**What needs to be done**:
Repeat, exactly and completely, the material that follows. Omit the pictures.

**Data excerpt**:
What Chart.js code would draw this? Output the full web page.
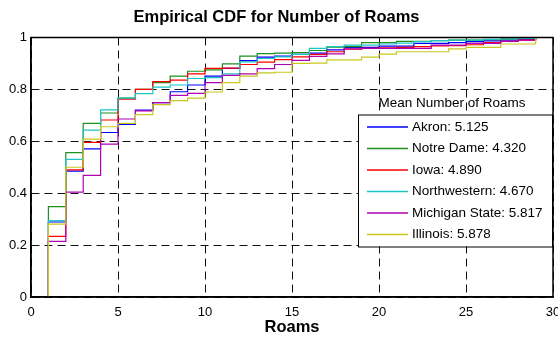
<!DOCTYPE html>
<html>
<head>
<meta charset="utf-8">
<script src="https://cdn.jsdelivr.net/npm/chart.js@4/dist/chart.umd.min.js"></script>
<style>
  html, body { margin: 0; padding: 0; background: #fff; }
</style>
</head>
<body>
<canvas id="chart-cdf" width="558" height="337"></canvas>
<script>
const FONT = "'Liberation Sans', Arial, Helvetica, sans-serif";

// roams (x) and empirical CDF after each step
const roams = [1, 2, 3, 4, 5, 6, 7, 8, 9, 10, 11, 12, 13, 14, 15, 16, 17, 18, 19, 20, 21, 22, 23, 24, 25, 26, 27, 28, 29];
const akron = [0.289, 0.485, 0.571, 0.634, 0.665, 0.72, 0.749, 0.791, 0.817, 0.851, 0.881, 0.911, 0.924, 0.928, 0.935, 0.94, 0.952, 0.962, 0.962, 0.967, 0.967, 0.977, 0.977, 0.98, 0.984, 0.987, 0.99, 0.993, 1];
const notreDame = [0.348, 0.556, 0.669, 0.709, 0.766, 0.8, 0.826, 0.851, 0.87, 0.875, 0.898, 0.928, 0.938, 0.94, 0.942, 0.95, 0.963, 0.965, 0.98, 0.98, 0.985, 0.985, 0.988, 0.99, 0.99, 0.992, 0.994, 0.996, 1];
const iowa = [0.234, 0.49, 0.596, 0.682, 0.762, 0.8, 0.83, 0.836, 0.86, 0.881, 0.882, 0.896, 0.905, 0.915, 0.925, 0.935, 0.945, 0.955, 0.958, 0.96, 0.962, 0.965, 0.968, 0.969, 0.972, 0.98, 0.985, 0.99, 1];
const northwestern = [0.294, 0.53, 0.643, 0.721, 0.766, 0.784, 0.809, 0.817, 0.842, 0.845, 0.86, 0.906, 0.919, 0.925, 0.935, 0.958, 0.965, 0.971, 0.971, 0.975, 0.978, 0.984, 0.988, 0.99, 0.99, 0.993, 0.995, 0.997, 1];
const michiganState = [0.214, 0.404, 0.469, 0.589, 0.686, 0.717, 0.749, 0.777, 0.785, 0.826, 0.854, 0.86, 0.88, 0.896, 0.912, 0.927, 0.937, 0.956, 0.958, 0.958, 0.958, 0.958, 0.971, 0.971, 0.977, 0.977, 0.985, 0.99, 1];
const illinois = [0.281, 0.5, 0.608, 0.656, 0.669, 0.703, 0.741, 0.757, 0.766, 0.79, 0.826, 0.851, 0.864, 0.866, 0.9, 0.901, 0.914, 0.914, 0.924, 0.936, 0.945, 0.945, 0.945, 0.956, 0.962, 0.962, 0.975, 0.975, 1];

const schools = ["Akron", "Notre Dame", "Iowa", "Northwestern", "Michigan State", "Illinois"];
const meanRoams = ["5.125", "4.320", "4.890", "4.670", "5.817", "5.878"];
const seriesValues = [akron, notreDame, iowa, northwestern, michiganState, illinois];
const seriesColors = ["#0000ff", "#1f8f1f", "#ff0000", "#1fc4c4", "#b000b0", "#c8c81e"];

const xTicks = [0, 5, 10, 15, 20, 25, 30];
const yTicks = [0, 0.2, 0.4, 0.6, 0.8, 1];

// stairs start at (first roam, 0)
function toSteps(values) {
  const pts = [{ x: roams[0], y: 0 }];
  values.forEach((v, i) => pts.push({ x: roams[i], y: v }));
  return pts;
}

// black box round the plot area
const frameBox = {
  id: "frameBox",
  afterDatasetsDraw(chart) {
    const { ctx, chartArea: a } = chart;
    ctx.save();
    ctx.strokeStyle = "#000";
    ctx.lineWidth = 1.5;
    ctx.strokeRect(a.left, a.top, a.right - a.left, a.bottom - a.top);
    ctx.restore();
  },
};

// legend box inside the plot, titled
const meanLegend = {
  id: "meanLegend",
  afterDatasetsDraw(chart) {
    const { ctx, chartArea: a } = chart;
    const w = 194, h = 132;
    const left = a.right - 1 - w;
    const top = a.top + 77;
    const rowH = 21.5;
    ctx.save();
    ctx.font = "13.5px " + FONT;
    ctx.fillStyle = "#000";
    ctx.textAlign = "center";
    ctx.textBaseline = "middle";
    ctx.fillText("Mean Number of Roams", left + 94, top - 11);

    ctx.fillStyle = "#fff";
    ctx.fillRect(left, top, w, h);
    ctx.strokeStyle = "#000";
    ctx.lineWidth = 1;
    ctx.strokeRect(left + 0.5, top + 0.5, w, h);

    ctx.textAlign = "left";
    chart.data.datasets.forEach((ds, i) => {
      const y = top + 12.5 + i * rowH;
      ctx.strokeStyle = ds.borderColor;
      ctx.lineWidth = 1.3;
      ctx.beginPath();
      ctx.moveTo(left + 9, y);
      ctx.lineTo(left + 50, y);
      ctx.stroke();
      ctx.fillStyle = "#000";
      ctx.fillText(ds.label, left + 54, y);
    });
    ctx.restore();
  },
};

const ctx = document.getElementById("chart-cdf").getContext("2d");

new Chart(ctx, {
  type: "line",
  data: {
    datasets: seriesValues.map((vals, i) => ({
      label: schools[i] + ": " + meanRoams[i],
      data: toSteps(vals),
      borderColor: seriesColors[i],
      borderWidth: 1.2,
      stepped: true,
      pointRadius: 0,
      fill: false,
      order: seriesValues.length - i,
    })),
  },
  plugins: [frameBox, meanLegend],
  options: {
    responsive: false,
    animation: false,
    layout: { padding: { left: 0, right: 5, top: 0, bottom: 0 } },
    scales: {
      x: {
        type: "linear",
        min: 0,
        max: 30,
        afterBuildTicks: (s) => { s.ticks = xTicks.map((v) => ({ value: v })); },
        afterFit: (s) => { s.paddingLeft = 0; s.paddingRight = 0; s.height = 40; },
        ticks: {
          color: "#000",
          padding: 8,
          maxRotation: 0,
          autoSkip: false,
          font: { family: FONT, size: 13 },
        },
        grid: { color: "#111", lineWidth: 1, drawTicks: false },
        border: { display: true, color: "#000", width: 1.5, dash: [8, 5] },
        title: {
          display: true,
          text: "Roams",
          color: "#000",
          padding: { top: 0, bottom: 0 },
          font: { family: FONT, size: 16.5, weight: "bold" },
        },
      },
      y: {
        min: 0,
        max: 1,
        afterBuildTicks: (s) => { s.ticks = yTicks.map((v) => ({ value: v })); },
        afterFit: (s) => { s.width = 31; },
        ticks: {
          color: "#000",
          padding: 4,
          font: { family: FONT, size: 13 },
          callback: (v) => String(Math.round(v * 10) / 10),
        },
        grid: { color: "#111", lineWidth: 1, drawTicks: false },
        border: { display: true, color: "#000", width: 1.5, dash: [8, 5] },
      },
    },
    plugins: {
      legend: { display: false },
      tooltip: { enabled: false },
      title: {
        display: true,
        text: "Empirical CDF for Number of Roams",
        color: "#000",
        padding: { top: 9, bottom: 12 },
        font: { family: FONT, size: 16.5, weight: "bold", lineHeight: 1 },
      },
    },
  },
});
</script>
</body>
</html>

**Result of this exercise**:
What Chart.js code would draw this? Output the full web page.
<!DOCTYPE html>
<html>
<head>
<meta charset="utf-8">
<script src="https://cdn.jsdelivr.net/npm/chart.js@4/dist/chart.umd.min.js"></script>
<style>
  html, body { margin: 0; padding: 0; background: #fff; }
</style>
</head>
<body>
<canvas id="chart-cdf" width="558" height="337"></canvas>
<script>
const FONT = "'Liberation Sans', Arial, Helvetica, sans-serif";

// roams (x) and empirical CDF after each step
const roams = [1, 2, 3, 4, 5, 6, 7, 8, 9, 10, 11, 12, 13, 14, 15, 16, 17, 18, 19, 20, 21, 22, 23, 24, 25, 26, 27, 28, 29];
const akron = [0.289, 0.485, 0.571, 0.634, 0.665, 0.72, 0.749, 0.791, 0.817, 0.851, 0.881, 0.911, 0.924, 0.928, 0.935, 0.94, 0.952, 0.962, 0.962, 0.967, 0.967, 0.977, 0.977, 0.98, 0.984, 0.987, 0.99, 0.993, 1];
const notreDame = [0.348, 0.556, 0.669, 0.709, 0.766, 0.8, 0.826, 0.851, 0.87, 0.875, 0.898, 0.928, 0.938, 0.94, 0.942, 0.95, 0.963, 0.965, 0.98, 0.98, 0.985, 0.985, 0.988, 0.99, 0.99, 0.992, 0.994, 0.996, 1];
const iowa = [0.234, 0.49, 0.596, 0.682, 0.762, 0.8, 0.83, 0.836, 0.86, 0.881, 0.882, 0.896, 0.905, 0.915, 0.925, 0.935, 0.945, 0.955, 0.958, 0.96, 0.962, 0.965, 0.968, 0.969, 0.972, 0.98, 0.985, 0.99, 1];
const northwestern = [0.294, 0.53, 0.643, 0.721, 0.766, 0.784, 0.809, 0.817, 0.842, 0.845, 0.86, 0.906, 0.919, 0.925, 0.935, 0.958, 0.965, 0.971, 0.971, 0.975, 0.978, 0.984, 0.988, 0.99, 0.99, 0.993, 0.995, 0.997, 1];
const michiganState = [0.214, 0.404, 0.469, 0.589, 0.686, 0.717, 0.749, 0.777, 0.785, 0.826, 0.854, 0.86, 0.88, 0.896, 0.912, 0.927, 0.937, 0.956, 0.958, 0.958, 0.958, 0.958, 0.971, 0.971, 0.977, 0.977, 0.985, 0.99, 1];
const illinois = [0.281, 0.5, 0.608, 0.656, 0.669, 0.703, 0.741, 0.757, 0.766, 0.79, 0.826, 0.851, 0.864, 0.866, 0.9, 0.901, 0.914, 0.914, 0.924, 0.936, 0.945, 0.945, 0.945, 0.956, 0.962, 0.962, 0.975, 0.975, 1];

const schools = ["Akron", "Notre Dame", "Iowa", "Northwestern", "Michigan State", "Illinois"];
const meanRoams = ["5.125", "4.320", "4.890", "4.670", "5.817", "5.878"];
const seriesValues = [akron, notreDame, iowa, northwestern, michiganState, illinois];
const seriesColors = ["#0000ff", "#1f8f1f", "#ff0000", "#1fc4c4", "#b000b0", "#c8c81e"];

const xTicks = [0, 5, 10, 15, 20, 25, 30];
const yTicks = [0, 0.2, 0.4, 0.6, 0.8, 1];

// stairs start at (first roam, 0)
function toSteps(values) {
  const pts = [{ x: roams[0], y: 0 }];
  values.forEach((v, i) => pts.push({ x: roams[i], y: v }));
  return pts;
}

// black box round the plot area
const frameBox = {
  id: "frameBox",
  afterDatasetsDraw(chart) {
    const { ctx, chartArea: a } = chart;
    ctx.save();
    ctx.strokeStyle = "#000";
    ctx.lineWidth = 1.5;
    ctx.strokeRect(a.left, a.top, a.right - a.left, a.bottom - a.top);
    ctx.restore();
  },
};

// legend box inside the plot, titled
const meanLegend = {
  id: "meanLegend",
  afterDatasetsDraw(chart) {
    const { ctx, chartArea: a } = chart;
    const w = 194, h = 132;
    const left = a.right - 1 - w;
    const top = a.top + 77;
    const rowH = 21.5;
    ctx.save();
    ctx.font = "13.5px " + FONT;
    ctx.fillStyle = "#000";
    ctx.textAlign = "center";
    ctx.textBaseline = "middle";
    ctx.fillText("Mean Number of Roams", left + 94, top - 11);

    ctx.fillStyle = "#fff";
    ctx.fillRect(left, top, w, h);
    ctx.strokeStyle = "#000";
    ctx.lineWidth = 1;
    ctx.strokeRect(left + 0.5, top + 0.5, w, h);

    ctx.textAlign = "left";
    chart.data.datasets.forEach((ds, i) => {
      const y = top + 12.5 + i * rowH;
      ctx.strokeStyle = ds.borderColor;
      ctx.lineWidth = 1.3;
      ctx.beginPath();
      ctx.moveTo(left + 9, y);
      ctx.lineTo(left + 50, y);
      ctx.stroke();
      ctx.fillStyle = "#000";
      ctx.fillText(ds.label, left + 54, y);
    });
    ctx.restore();
  },
};

const ctx = document.getElementById("chart-cdf").getContext("2d");

new Chart(ctx, {
  type: "line",
  data: {
    datasets: seriesValues.map((vals, i) => ({
      label: schools[i] + ": " + meanRoams[i],
      data: toSteps(vals),
      borderColor: seriesColors[i],
      borderWidth: 1.2,
      stepped: true,
      pointRadius: 0,
      fill: false,
      order: seriesValues.length - i,
    })),
  },
  plugins: [frameBox, meanLegend],
  options: {
    responsive: false,
    animation: false,
    layout: { padding: { left: 0, right: 5, top: 0, bottom: 0 } },
    scales: {
      x: {
        type: "linear",
        min: 0,
        max: 30,
        afterBuildTicks: (s) => { s.ticks = xTicks.map((v) => ({ value: v })); },
        afterFit: (s) => { s.paddingLeft = 0; s.paddingRight = 0; s.height = 40; },
        ticks: {
          color: "#000",
          padding: 8,
          maxRotation: 0,
          autoSkip: false,
          font: { family: FONT, size: 13 },
        },
        grid: { color: "#111", lineWidth: 1, drawTicks: false },
        border: { display: true, color: "#000", width: 1.5, dash: [8, 5] },
        title: {
          display: true,
          text: "Roams",
          color: "#000",
          padding: { top: 0, bottom: 0 },
          font: { family: FONT, size: 16.5, weight: "bold" },
        },
      },
      y: {
        min: 0,
        max: 1,
        afterBuildTicks: (s) => { s.ticks = yTicks.map((v) => ({ value: v })); },
        afterFit: (s) => { s.width = 31; },
        ticks: {
          color: "#000",
          padding: 4,
          font: { family: FONT, size: 13 },
          callback: (v) => String(Math.round(v * 10) / 10),
        },
        grid: { color: "#111", lineWidth: 1, drawTicks: false },
        border: { display: true, color: "#000", width: 1.5, dash: [8, 5] },
      },
    },
    plugins: {
      legend: { display: false },
      tooltip: { enabled: false },
      title: {
        display: true,
        text: "Empirical CDF for Number of Roams",
        color: "#000",
        padding: { top: 9, bottom: 12 },
        font: { family: FONT, size: 16.5, weight: "bold", lineHeight: 1 },
      },
    },
  },
});
</script>
</body>
</html>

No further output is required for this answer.